Hard money loans are popular with people who buy properties to renovate them and resell them for a profit, a real estate investment strategy commonly called house flipping.
A hard money loan is a short-term loan that is secured by real estate. For house flippers, the property being flipped is used as collateral.
Hard Money Benefits
A hard money loan isn’t issued by a traditional bank or credit union, it’s funded by private investment companies or group of investors.
Because they are not traditional banks, hard money lenders can offer greater speed and flexibility when approving a loan, making funding available for people who have a broader range of credit scores, credit worthiness, and in some cases, to those with adverse credit history.

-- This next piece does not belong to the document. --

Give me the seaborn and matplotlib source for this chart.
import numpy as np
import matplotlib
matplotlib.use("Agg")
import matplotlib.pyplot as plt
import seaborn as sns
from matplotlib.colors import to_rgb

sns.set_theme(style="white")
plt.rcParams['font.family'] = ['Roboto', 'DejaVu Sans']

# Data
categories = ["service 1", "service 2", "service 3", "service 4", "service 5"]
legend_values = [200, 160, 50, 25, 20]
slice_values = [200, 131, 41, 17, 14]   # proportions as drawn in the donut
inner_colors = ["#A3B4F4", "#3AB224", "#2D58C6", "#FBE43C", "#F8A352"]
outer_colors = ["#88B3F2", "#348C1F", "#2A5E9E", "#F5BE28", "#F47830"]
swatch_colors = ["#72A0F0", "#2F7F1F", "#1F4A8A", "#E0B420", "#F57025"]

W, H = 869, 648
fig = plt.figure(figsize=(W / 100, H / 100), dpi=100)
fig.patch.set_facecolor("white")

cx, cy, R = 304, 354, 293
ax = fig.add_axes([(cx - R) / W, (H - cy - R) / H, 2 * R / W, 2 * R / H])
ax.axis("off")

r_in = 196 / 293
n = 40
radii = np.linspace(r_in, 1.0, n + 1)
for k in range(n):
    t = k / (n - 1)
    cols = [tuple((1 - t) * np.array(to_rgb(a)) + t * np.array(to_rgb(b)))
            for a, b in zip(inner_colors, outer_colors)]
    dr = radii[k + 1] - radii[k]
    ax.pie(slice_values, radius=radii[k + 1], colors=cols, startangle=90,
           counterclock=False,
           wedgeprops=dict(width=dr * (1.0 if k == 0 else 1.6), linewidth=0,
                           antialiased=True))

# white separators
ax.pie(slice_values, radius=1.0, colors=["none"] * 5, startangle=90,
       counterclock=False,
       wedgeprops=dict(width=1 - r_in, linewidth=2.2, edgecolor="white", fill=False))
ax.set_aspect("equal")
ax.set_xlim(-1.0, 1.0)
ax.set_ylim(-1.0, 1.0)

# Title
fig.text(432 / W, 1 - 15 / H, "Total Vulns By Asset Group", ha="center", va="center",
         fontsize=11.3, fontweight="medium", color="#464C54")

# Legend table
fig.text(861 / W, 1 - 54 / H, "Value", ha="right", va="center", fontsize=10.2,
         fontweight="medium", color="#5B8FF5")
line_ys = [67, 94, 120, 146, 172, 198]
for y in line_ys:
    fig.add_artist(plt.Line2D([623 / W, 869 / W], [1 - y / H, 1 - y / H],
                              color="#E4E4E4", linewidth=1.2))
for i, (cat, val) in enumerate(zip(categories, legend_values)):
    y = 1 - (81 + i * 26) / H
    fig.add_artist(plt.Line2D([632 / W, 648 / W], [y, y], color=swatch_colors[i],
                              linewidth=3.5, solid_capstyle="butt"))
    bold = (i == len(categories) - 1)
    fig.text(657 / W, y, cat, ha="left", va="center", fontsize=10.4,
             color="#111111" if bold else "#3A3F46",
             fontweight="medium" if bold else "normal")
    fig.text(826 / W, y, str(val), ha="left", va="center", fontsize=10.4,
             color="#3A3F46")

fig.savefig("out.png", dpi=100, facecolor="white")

Another advantage is speed. When you go to a hard money lender, you are often working with the underwriters directly, that means no rigid one-size-fits-all packages, middlemen or red tape. An average hard money loan puts cash in the borrower’s hand in as few as 10 days, instead of the 30+ most people wait for a traditional mortgage.

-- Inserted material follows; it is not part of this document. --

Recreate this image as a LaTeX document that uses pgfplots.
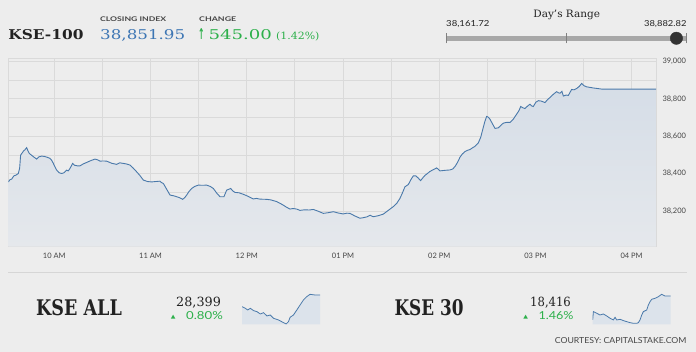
\documentclass[border=0pt]{standalone}
\usepackage{fontspec}
\usepackage{graphicx}
\usepackage{pgfplots}
\usepackage{pgfplotstable}
\pgfplotsset{compat=1.18}
\setmainfont{DejaVu Serif}
\newfontfamily\lato{Lato}
\newfontfamily\djs{DejaVu Sans}
\definecolor{bgc}{HTML}{EDEDED}
\definecolor{gridc}{HTML}{DADADA}
\definecolor{linec}{HTML}{4A79AA}
\definecolor{fillt}{HTML}{D5DDE7}
\definecolor{fillb}{HTML}{E5E8EC}
\definecolor{sparkf}{HTML}{DCE3EB}
\definecolor{blu}{HTML}{3D76B4}
\definecolor{grn}{HTML}{2DB04B}
\definecolor{txt}{HTML}{222222}
\definecolor{lbl}{HTML}{454545}
\definecolor{rangec}{HTML}{A8A8A8}
\definecolor{dotc}{HTML}{333333}
\definecolor{sepc}{HTML}{D6D6D6}

\pgfplotstableread{
t v
9.522 38356
9.540 38368
9.557 38371
9.581 38389
9.600 38392
9.626 38401
9.640 38430
9.650 38499
9.665 38510
9.678 38520
9.695 38528
9.713 38539
9.728 38520
9.741 38508
9.760 38500
9.790 38488
9.817 38478
9.840 38490
9.869 38494
9.900 38492
9.930 38487
9.955 38482
9.975 38470
9.990 38455
10.008 38435
10.025 38419
10.050 38405
10.077 38401
10.100 38405
10.129 38419
10.145 38415
10.163 38428
10.191 38455
10.210 38445
10.240 38442
10.267 38442
10.300 38452
10.336 38460
10.380 38470
10.423 38478
10.450 38474
10.475 38467
10.510 38468
10.544 38467
10.600 38455
10.648 38450
10.680 38458
10.717 38455
10.750 38452
10.787 38446
10.820 38430
10.856 38410
10.890 38390
10.925 38366
10.970 38358
11.012 38356
11.050 38358
11.098 38360
11.115 38352
11.133 38348
11.170 38315
11.202 38286
11.240 38282
11.272 38277
11.300 38272
11.334 38263
11.355 38272
11.376 38286
11.400 38305
11.428 38321
11.460 38332
11.497 38339
11.540 38338
11.583 38339
11.620 38332
11.653 38321
11.690 38295
11.722 38277
11.763 38277
11.791 38312
11.810 38316
11.833 38321
11.855 38308
11.878 38300
11.920 38298
11.964 38290
12.010 38280
12.068 38265
12.100 38268
12.140 38264
12.207 38263
12.250 38260
12.311 38251
12.370 38235
12.410 38222
12.449 38211
12.480 38214
12.519 38211
12.553 38204
12.600 38207
12.650 38206
12.692 38209
12.740 38200
12.796 38188
12.850 38192
12.900 38197
12.950 38190
13.003 38185
13.040 38189
13.073 38188
13.120 38175
13.177 38162
13.210 38165
13.246 38169
13.281 38178
13.315 38170
13.370 38176
13.419 38184
13.455 38198
13.489 38211
13.525 38225
13.558 38241
13.592 38268
13.620 38300
13.644 38330
13.679 38342
13.710 38372
13.731 38388
13.759 38388
13.785 38375
13.807 38363
13.830 38378
13.852 38391
13.880 38402
13.904 38412
13.940 38422
13.974 38431
14.008 38415
14.060 38418
14.112 38420
14.140 38425
14.164 38438
14.190 38460
14.216 38488
14.240 38505
14.268 38518
14.295 38525
14.320 38529
14.345 38538
14.372 38546
14.406 38564
14.431 38594
14.458 38647
14.475 38680
14.493 38706
14.510 38702
14.528 38691
14.555 38665
14.580 38642
14.614 38645
14.640 38658
14.666 38670
14.700 38674
14.736 38674
14.770 38691
14.805 38718
14.830 38738
14.847 38759
14.870 38752
14.891 38748
14.920 38762
14.943 38771
14.960 38762
14.978 38759
15.005 38782
15.030 38790
15.060 38788
15.099 38780
15.125 38795
15.151 38807
15.190 38826
15.220 38838
15.240 38832
15.255 38830
15.275 38840
15.290 38815
15.320 38820
15.342 38818
15.376 38850
15.400 38848
15.428 38855
15.455 38866
15.480 38882
15.505 38870
15.532 38864
15.600 38858
15.688 38852
16.253 38852
}\kse

\pgfplotstableread{
t v
9.52 28311.5
9.81 28299
10.01 28286.5
10.24 28299
10.52 28281.5
10.81 28274
11.10 28256.5
11.38 28266.5
11.67 28241.5
11.95 28249
12.24 28224
12.67 28211.5
13.10 28191.5
13.33 28181.5
13.53 28199
13.67 28231.5
13.96 28249
14.25 28286.5
14.53 28324
14.82 28361.5
15.10 28386.5
15.39 28404
15.82 28399
16.25 28399
}\kseall

\pgfplotstableread{
t v
9.52 18200
9.58 18275
9.87 18260
10.15 18245
10.44 18254
10.73 18236
11.02 18215
11.30 18200
11.45 18224
11.59 18200
11.88 18206
12.17 18194
12.45 18185
12.74 18176
13.03 18170
13.32 18170
13.46 18176
13.60 18200
13.75 18245
13.89 18275
14.18 18290
14.32 18335
14.47 18365
14.61 18386
14.90 18395
15.19 18410
15.47 18431
15.76 18416
16.25 18416
}\ksethirty

\begin{document}
\begin{tikzpicture}
\fill[bgc] (0pt,0pt) rectangle (696pt,-352pt);

% ---------- header ----------
\node[anchor=base west, inner sep=0, text=txt] at (8.3pt,-39.3pt) {\resizebox{75pt}{10pt}{\bfseries KSE-100}};
\node[anchor=base west, inner sep=0, text=lbl] at (100pt,-21.3pt) {\resizebox{66pt}{4.7pt}{\lato\bfseries CLOSING INDEX}};
\node[anchor=base west, inner sep=0, text=lbl] at (199pt,-21.3pt) {\resizebox{37pt}{4.7pt}{\lato\bfseries CHANGE}};
\node[anchor=base west, inner sep=0, text=blu] at (100pt,-39.3pt) {\resizebox{85pt}{10pt}{38,851.95}};
\node[anchor=base west, inner sep=0, text=grn] at (198pt,-39.3pt) {\resizebox{6.5pt}{11pt}{\djs\bfseries ↑}};
\node[anchor=base west, inner sep=0, text=grn] at (208.3pt,-39.3pt) {\resizebox{63.4pt}{10pt}{545.00}};
\node[anchor=base west, inner sep=0, text=grn] at (276pt,-39.3pt) {\resizebox{43.3pt}{7.6pt}{(1.42\%)}};

% Day's range
\node[anchor=base, inner sep=0, text=txt] at (566.7pt,-17.3pt) {\resizebox{66.7pt}{7.4pt}{Day's Range}};
\node[anchor=base west, inner sep=0, text=txt] at (446pt,-26.7pt) {\resizebox{43.3pt}{6pt}{\lato 38,161.72}};
\node[anchor=base east, inner sep=0, text=txt] at (686.7pt,-26.7pt) {\resizebox{42.4pt}{6pt}{\lato 38,882.82}};
\begin{axis}[at={(446pt,-43.3pt)}, anchor=south west, scale only axis, width=240.7pt, height=10.6pt,
  hide axis, clip=false, xmin=38161.72, xmax=38882.82, ymin=-1, ymax=1]
\addplot[rangec, line width=5.3pt] coordinates {(38161.72,-0.05) (38882.82,-0.05)};
\addplot[gray, line width=0.6pt] coordinates {(38161.72,-1) (38161.72,1)};
\addplot[gray, line width=0.6pt] coordinates {(38522.27,-1) (38522.27,1)};
\addplot[gray, line width=0.6pt] coordinates {(38882.82,-1) (38882.82,1)};
\addplot[only marks, mark=*, mark size=6.2pt, mark options={fill=dotc, draw=dotc}] coordinates {(38851.95,-0.05)};
\end{axis}

% ---------- main chart ----------
\begin{axis}[at={(8.3pt,-246.7pt)}, anchor=south west, scale only axis,
  width=647.7pt, height=188.7pt,
  xmin=9.522, xmax=16.253, ymin=38010, ymax=39018,
  axis line style={gridc, line width=0.8pt},
  grid=both,
  major grid style={gridc, line width=0.8pt},
  minor grid style={gridc, line width=0.8pt},
  xtick={10,11,12,13,14,15,16},
  xticklabels={10 AM,11 AM,12 PM,01 PM,02 PM,03 PM,04 PM},
  minor xtick={10.5,11.5,12.5,13.5,14.5,15.5},
  ytick={38200,38400,38600,38800,39000},
  minor ytick={38100,38300,38500,38700,38900},
  scaled y ticks=false,
  yticklabel pos=right,
  major tick length=0pt, minor tick length=0pt,
  tick label style={font=\lato\fontsize{7.5}{9}\selectfont, text=lbl},
  yticklabel style={anchor=west, xshift=3pt},
  xticklabel style={yshift=-2.5pt},
  /pgf/number format/1000 sep={,},
  /pgf/number format/assume math mode=true]
\addplot[draw=none, top color=fillt, bottom color=fillb] table[x=t,y=v] {\kse} \closedcycle;
\addplot[linec, line width=0.9pt] table[x=t,y=v] {\kse};
\end{axis}

% ---------- bottom ----------
\draw[sepc, line width=0.8pt] (8pt,-272.3pt) -- (687pt,-272.3pt);

\node[anchor=base west, inner sep=0, text=txt] at (36pt,-316pt) {\resizebox{85.7pt}{16pt}{\bfseries KSE ALL}};
\node[anchor=base west, inner sep=0, text=txt] at (176pt,-306.7pt) {\resizebox{44.7pt}{9.4pt}{28,399}};
\node[anchor=center, inner sep=0, text=grn] at (173.3pt,-317pt) {\resizebox{4.7pt}{3.4pt}{\djs ▲}};
\node[anchor=base west, inner sep=0, text=grn] at (186pt,-320pt) {\resizebox{36.7pt}{8pt}{\lato 0.80\%}};
\begin{axis}[at={(242pt,-324.3pt)}, anchor=south west, scale only axis, width=78pt, height=30.3pt,
  hide axis, xmin=9.52, xmax=16.25, ymin=28179, ymax=28406.5]
\addplot[draw=none, fill=sparkf] table[x=t,y=v] {\kseall} \closedcycle;
\addplot[linec, line width=0.8pt] table[x=t,y=v] {\kseall};
\end{axis}

\node[anchor=base west, inner sep=0, text=txt] at (394.3pt,-316pt) {\resizebox{69pt}{16pt}{\bfseries KSE 30}};
\node[anchor=base west, inner sep=0, text=txt] at (530pt,-306.7pt) {\resizebox{40.7pt}{9.4pt}{18,416}};
\node[anchor=center, inner sep=0, text=grn] at (525.8pt,-317pt) {\resizebox{4.7pt}{3.4pt}{\djs ▲}};
\node[anchor=base west, inner sep=0, text=grn] at (538.3pt,-320pt) {\resizebox{35pt}{8pt}{\lato 1.46\%}};
\begin{axis}[at={(592.7pt,-324.3pt)}, anchor=south west, scale only axis, width=78pt, height=31pt,
  hide axis, xmin=9.52, xmax=16.25, ymin=18161, ymax=18440]
\addplot[draw=none, fill=sparkf] table[x=t,y=v] {\ksethirty} \closedcycle;
\addplot[linec, line width=0.8pt] table[x=t,y=v] {\ksethirty};
\end{axis}

\node[anchor=base east, inner sep=0, text=lbl] at (686.7pt,-343.3pt) {\resizebox{131.7pt}{6pt}{\lato COURTESY: CAPITALSTAKE.COM}};
\end{tikzpicture}
\end{document}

When you are bidding on a property, that speed can give you an advantage over potential buyers who will need a month or more to close.
Downsides of Hard Money
Lenders usually offset the risks of a hard money loan with higher interest rates, processing fees and down payments, and while the monthly payment may be low, or interest-only, at the end of the loan term, a large payment is due. If a sale is delayed, a project goes over budget, or prices must be reduced to make a sale on time, the borrower could end up having invested a great deal of time and effort for little to no reward, or worse, lose money on the deal.
Hard money loans aren’t good replacements for traditional mortgages for people looking to purchase a primary residence for similar reasons. Because of the short duration and high interest, there is a risk of defaulting on the loan and forfeiting your property.
How are Hard Money Loans Calculated?
There are many factors, depending on the lender, the qualifications of the borrower and the property in question, but as a general guideline, hard money lenders look primarily at the value of the property being acquired. The money available to the borrower is determined by either the Loan to Value (LTV) or After Repair Value (ARV).
LTV is the ratio between the value of your home loan and the home’s value. It may seem complicated at first glance, but calculating LTV is simple, divide your loan amount by the home’s appraised value or purchase price.
The ARV is an estimate of the value of the property after repairs and renovations have been completed. While there are several factors that can influence a property’s ARV, the two primary factors are the property’s purchase price + the value of renovations.
Education and careful planning are key. When you apply for a hard money loan, you need to show you have a workable budget and timeline, and that you are ready to follow through on flipping the property. In property flipping and in hard money lending, your success is the lender’s success. You’ll want to bring the best deal possible to the table.
We strive to ensure information provided is accurate, however, every investment is unique and carries a degree of risk. The information presented should be treated as reference and not treated as financial advisement.